▶ **SOURCE DATA**:
# # # # #

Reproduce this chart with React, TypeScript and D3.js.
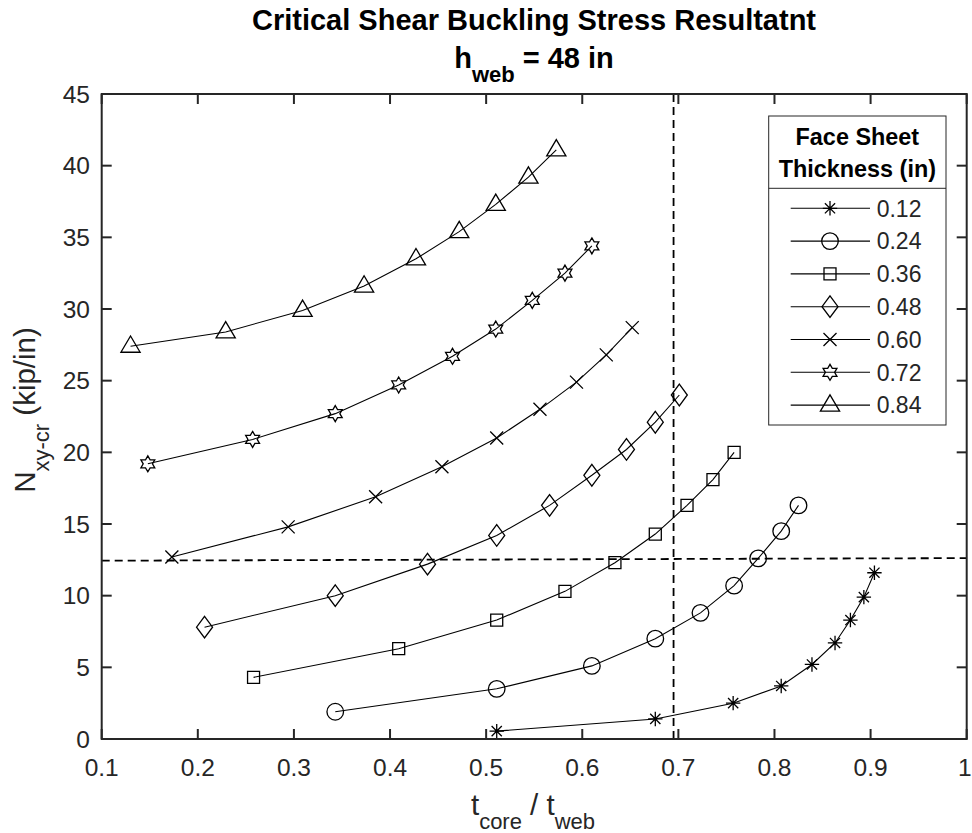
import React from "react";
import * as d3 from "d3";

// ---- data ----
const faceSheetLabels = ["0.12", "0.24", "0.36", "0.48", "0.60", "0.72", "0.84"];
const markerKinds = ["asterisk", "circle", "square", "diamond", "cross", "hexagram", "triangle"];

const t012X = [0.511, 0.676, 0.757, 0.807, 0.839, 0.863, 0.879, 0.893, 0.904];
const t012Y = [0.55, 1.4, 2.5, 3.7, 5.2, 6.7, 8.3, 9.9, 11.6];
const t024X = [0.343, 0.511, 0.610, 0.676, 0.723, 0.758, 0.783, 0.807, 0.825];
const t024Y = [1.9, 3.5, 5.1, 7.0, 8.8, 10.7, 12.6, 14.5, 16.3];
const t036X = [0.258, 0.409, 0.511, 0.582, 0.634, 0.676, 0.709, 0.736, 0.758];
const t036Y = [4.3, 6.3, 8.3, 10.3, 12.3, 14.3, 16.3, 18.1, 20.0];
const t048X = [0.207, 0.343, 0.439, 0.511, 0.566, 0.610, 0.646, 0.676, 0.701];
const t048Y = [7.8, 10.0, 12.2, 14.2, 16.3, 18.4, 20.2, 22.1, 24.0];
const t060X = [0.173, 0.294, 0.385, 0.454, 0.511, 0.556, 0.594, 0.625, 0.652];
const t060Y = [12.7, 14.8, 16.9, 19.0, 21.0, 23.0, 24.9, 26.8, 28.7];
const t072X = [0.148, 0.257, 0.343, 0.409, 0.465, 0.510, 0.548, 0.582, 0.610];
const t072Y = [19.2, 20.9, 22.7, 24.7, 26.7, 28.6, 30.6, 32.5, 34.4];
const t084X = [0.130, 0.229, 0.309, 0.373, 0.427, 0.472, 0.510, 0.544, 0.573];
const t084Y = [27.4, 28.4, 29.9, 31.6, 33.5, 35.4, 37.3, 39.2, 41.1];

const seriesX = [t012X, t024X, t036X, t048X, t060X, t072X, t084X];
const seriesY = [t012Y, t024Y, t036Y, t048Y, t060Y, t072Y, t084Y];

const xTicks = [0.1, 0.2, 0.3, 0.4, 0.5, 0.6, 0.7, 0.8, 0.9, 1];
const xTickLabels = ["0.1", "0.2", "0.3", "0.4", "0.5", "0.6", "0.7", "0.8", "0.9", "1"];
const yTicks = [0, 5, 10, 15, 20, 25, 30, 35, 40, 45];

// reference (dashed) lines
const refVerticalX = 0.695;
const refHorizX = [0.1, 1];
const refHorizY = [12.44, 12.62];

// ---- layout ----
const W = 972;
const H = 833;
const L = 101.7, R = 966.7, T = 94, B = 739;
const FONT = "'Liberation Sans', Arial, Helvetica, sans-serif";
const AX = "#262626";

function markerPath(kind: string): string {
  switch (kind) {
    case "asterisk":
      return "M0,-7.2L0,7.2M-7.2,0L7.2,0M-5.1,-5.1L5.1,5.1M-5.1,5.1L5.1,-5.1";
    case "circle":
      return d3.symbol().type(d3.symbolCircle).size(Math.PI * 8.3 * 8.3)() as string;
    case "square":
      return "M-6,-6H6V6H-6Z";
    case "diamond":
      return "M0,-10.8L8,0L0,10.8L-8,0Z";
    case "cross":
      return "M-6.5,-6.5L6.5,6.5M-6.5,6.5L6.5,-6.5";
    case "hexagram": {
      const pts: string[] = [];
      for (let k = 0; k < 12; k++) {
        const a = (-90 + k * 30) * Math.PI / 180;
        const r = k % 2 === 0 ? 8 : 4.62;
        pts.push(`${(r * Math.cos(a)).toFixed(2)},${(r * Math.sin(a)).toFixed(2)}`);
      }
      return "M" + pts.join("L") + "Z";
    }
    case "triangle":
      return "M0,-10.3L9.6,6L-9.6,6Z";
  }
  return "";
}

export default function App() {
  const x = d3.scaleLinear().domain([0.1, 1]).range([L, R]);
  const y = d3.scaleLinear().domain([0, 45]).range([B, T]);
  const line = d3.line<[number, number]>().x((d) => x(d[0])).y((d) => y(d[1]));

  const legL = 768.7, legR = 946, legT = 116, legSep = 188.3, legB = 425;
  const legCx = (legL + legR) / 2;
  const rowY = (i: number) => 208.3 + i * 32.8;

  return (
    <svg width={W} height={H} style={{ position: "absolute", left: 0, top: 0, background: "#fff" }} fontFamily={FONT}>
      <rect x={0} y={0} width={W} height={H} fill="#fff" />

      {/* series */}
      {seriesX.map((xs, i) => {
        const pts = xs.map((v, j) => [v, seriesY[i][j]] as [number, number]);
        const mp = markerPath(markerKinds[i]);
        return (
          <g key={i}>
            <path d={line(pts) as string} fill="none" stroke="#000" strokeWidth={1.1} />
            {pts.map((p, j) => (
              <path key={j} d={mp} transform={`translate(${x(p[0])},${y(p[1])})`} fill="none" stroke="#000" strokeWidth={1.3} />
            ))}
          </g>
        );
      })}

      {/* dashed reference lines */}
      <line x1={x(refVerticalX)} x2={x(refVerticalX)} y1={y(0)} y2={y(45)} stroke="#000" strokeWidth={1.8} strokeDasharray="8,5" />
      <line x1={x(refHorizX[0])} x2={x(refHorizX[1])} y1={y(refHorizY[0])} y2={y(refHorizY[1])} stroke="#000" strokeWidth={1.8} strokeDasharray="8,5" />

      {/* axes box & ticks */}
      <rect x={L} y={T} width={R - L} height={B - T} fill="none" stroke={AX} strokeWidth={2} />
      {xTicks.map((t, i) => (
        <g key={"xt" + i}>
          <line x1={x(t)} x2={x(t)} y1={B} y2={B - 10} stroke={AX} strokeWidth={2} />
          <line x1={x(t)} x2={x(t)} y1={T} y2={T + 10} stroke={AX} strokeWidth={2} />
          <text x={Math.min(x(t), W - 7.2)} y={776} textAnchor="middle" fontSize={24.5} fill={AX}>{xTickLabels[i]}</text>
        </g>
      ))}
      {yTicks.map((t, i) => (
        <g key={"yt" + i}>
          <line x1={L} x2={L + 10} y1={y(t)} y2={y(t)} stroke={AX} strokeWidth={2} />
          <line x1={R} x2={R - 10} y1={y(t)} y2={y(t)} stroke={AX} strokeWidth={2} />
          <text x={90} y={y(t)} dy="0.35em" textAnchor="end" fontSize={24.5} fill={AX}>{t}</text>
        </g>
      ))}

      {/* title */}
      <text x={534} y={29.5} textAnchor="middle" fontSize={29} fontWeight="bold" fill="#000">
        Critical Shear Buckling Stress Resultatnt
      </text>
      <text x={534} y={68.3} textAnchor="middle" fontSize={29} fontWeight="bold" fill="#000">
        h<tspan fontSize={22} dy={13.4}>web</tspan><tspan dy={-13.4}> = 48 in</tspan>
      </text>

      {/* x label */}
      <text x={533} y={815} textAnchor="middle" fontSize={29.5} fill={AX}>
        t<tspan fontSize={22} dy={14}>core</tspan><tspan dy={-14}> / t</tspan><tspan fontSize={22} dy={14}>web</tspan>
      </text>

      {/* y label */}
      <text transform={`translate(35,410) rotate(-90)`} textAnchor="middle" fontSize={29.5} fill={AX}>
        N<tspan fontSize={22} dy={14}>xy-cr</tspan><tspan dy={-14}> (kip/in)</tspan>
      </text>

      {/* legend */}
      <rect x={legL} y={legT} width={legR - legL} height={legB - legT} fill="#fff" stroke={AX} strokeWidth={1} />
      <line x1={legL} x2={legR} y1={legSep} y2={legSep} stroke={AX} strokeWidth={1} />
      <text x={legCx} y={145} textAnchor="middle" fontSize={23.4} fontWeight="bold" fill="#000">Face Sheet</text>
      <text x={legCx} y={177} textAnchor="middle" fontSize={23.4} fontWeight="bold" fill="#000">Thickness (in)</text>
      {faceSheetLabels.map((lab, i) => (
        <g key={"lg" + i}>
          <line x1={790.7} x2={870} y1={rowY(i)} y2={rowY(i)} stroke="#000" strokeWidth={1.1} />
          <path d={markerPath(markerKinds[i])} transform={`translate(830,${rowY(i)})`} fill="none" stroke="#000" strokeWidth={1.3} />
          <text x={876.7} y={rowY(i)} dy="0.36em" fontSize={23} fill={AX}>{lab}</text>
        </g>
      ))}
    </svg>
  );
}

# # # # #

▶ **WHAT YOU SHOULD DO**: Your task is to reproduce exactly the lines from the start of the data above through the line containing "import * as", leaving every picture out.

▶ **RESULT OF THIS TASK**:
Reproduce this chart with React, TypeScript and D3.js.
import React from "react";
import * as d3 from "d3";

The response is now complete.